First check whether you have fulfilled the intention of the assignment. Look again at the instruction sheet, and revise your work to be sure you can say yes to these questions:
- Have you performed the kind of thinking the assignment sheet asked for (e.g., analyse, argue, compare, explore)
- Have you written the genre of document called for (e.g., book review, critique, personal response, field notes, research report, lab report, essay)?
- Have you used concepts and methods of reasoning discussed in the course? Don't be shy of using theoretical terms from the course. Also beware of just retelling stories or listing information. Looking at your topic sentences in sequence will show what kinds of ideas you have emphasized. (See our handout on Developing Coherent Paragraphs.)
- Have you given adequate evidence for your argument or interpretation? Be sure that the reader knows why and how your ideas are important. A quick way of checking is to note where your paragraphs go after their topic sentences. Watch out for repetitions of general ideas-look for progression into detailed reasoning, usually including source referencing.
Then look at overall organization. It's worthwhile to print out everything so that you can view the entire document. Then consider these questions, and revise to get the answers you want:
- Does your introduction make clear where the rest of the paper is headed? If the paper is argument-based, you will likely use a thesis statement. Research papers often start with a statement of the research question. (Ask a clear-headed roommate or other friend to give you a prediction of what he or she expects after reading only the first few paragraphs of your paper. Don't accept a vague answer.)
- Is each section in the right place to fulfil your purpose? (It might help to make a reverse outline: take the key idea from each paragraph or section and set it down in a list so you can see the logical structure of what you've written. Does it hang together? Is it all necessary? What's missing? Revise to fill in gaps and take out irrelevant material.)
- Have you drawn connections between the sections? (Look again at your topic sentences to see if they link back to what has just been said as well as looking forward to the next point. Find ways to draw ideas together explicitly. Use logical statements, not just a sprinkling of connecting words.)
- Would a person reading your conclusion know what question you had asked and how you had arrived at your answer? (Again, ask for a real paraphrase.)
Now polish and edit your style by moving to smaller matters such as word choice, sentence structure, grammar, punctuation, and spelling. You may already have passages that you know need further work. This is where you can use computer programs (with care) and reference material such as handbooks and handouts. Here are some tips
- Read passages aloud to see if you have achieved the emphasis you want. Look for places to use short sentences to draw attention to key ideas, questions, or argumentative statements. If you can't read a sentence all the way through with expression, try cutting it into two or more.

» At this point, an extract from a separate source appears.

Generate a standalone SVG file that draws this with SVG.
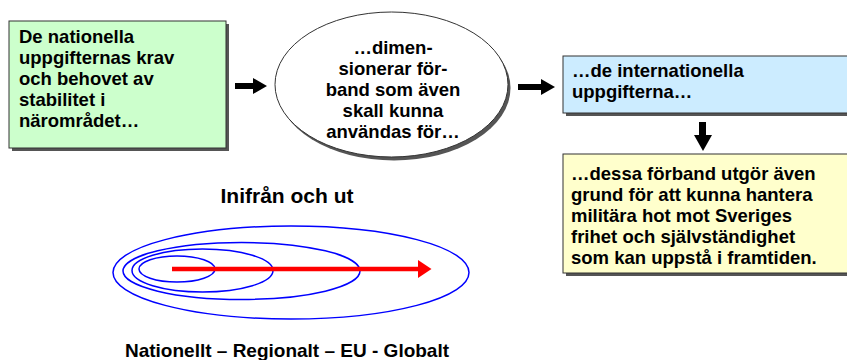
<svg xmlns="http://www.w3.org/2000/svg" width="847" height="360" viewBox="0 0 847 360">
<style>
  .t { font-family: "Liberation Sans", Arial, sans-serif; font-weight: bold; font-size: 18.5px; fill: #000; }
  .c { text-anchor: middle; }
  .shadow { fill: #555; stroke: none; }
  .box { stroke: #333; stroke-width: 1; }
  .ring { fill: none; stroke: #0000ff; stroke-width: 1.5; }
  .blk { fill: #000; }
</style>
<defs>
  <marker id="redhead" markerWidth="4" markerHeight="4" refX="0" refY="2" orient="auto" markerUnits="strokeWidth">
    <path d="M0,0 L3,2 L0,4 Z" fill="#ff0000"/>
  </marker>
</defs>

<g id="node-national">
  <rect class="shadow" x="12" y="24" width="217" height="127"/>
  <rect class="box" x="9" y="21" width="217" height="127" fill="#ccffcc"/>
  <text class="t" x="19" y="43">De nationella</text>
  <text class="t" x="19" y="64">uppgifternas krav</text>
  <text class="t" x="19" y="85">och behovet av</text>
  <text class="t" x="19" y="106">stabilitet i</text>
  <text class="t" x="19" y="127">närområdet…</text>
</g>

<g id="node-dimension">
  <ellipse class="shadow" cx="394" cy="88" rx="116.5" ry="72.5"/>
  <ellipse class="box" cx="391.5" cy="84.5" rx="116.5" ry="72.5" fill="#fff"/>
  <text class="t c" x="393" y="54">…dimen-</text>
  <text class="t c" x="393" y="75">sionerar för-</text>
  <text class="t c" x="393" y="96">band som även</text>
  <text class="t c" x="393" y="117">skall kunna</text>
  <text class="t c" x="393" y="138">användas för…</text>
</g>

<g id="node-international">
  <rect class="shadow" x="566" y="59" width="290" height="57"/>
  <rect class="box" x="563" y="56" width="290" height="57" fill="#ccecff"/>
  <text class="t" x="572" y="77">…de internationella</text>
  <text class="t" x="572" y="98">uppgifterna…</text>
</g>

<g id="node-defense">
  <rect class="shadow" x="566" y="157" width="290" height="119"/>
  <rect class="box" x="563" y="154" width="290" height="119" fill="#ffffcc"/>
  <text class="t" x="571" y="180">…dessa förband utgör även</text>
  <text class="t" x="571" y="201">grund för att kunna hantera</text>
  <text class="t" x="571" y="222">militära hot mot Sveriges</text>
  <text class="t" x="571" y="243">frihet och självständighet</text>
  <text class="t" x="571" y="264">som kan uppstå i framtiden.</text>
</g>

<g id="connectors">
  <path class="blk" d="M235,83 L253,83 L253,78 L267,86 L253,94 L253,89 L235,89 Z"/>
  <path class="blk" d="M518,84 L541,84 L541,79 L555,87 L541,95 L541,90 L518,90 Z"/>
  <path class="blk" d="M699,122 L706,122 L706,135 L712,135 L703,151 L694,135 L699,135 Z"/>
</g>

<g id="scope-diagram">
  <text class="t c" x="287" y="203" style="font-size:21px">Inifrån och ut</text>
  <ellipse class="ring" cx="291" cy="272.5" rx="178" ry="46.5"/>
  <ellipse class="ring" cx="241.5" cy="271" rx="118.5" ry="28.5"/>
  <ellipse class="ring" cx="202.5" cy="270.5" rx="70.5" ry="21.5"/>
  <ellipse class="ring" cx="177" cy="269" rx="38" ry="13"/>
  <line x1="172" y1="269" x2="418" y2="269" stroke="#ff0000" stroke-width="4.5" marker-end="url(#redhead)"/>
  <text class="t c" x="287" y="357" style="font-size:19px">Nationellt – Regionalt – EU - Globalt</text>
</g>
</svg>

- Be sure to use spell check. It will help you catch most typos and many wrongly spelled words. But don't let it replace anything automatically, or you'll end up with nonsense words. You will still have to read through your piece and use a print dictionary or writer's handbook to look up words that you suspect are not right.
- Don't depend on a thesaurus. It will supply you with lists of words in the same general category as the one you have tried-but most of them won't make sense. Use plain clear words instead. Use a print dictionary and look up synonyms given as part of definitions. Always look at the samples of usage too.
- Don't depend on a grammar checker. The best ones still miss many errors, and they give a lot of bad advice. If you know that you overuse slang or the passive voice, you may find some of the "hits" useful, but be sure to make your own choice of replacement phrases. A few of the explanations may be useful. But nothing can substitute for your own judgement.
A Note on Appearance:
Looks do count. Give your instructor the pleasure of handling a handsome document-or at least of not getting annoyed or inconvenienced. These are the basic expectations for any type of assignment
- Include a cover page giving the title of your paper, the name of the course, your name, the date, and the instructor's name. Don't bother with coloured paper, fancy print, or decorations.
- Number your pages in the top right-hand corner. Omit the number for the first page of your paper (since it will be headed by the title), starting in with 2 on the second page.
- Double-space your text, including indented quotations, footnotes, and reference lists. Leave margins of one inch (2.5 cm) on all sides of the page.
- Use a standard font in twelve-point size. For easier reading, don't right-justify your lines.
- Put the reference list or bibliography on a separate page at the end. (See the handout on Standard Documentation Format: choose your format, then use the examples as guides.)
- Staple your pages; don't use a bulky binding or cover.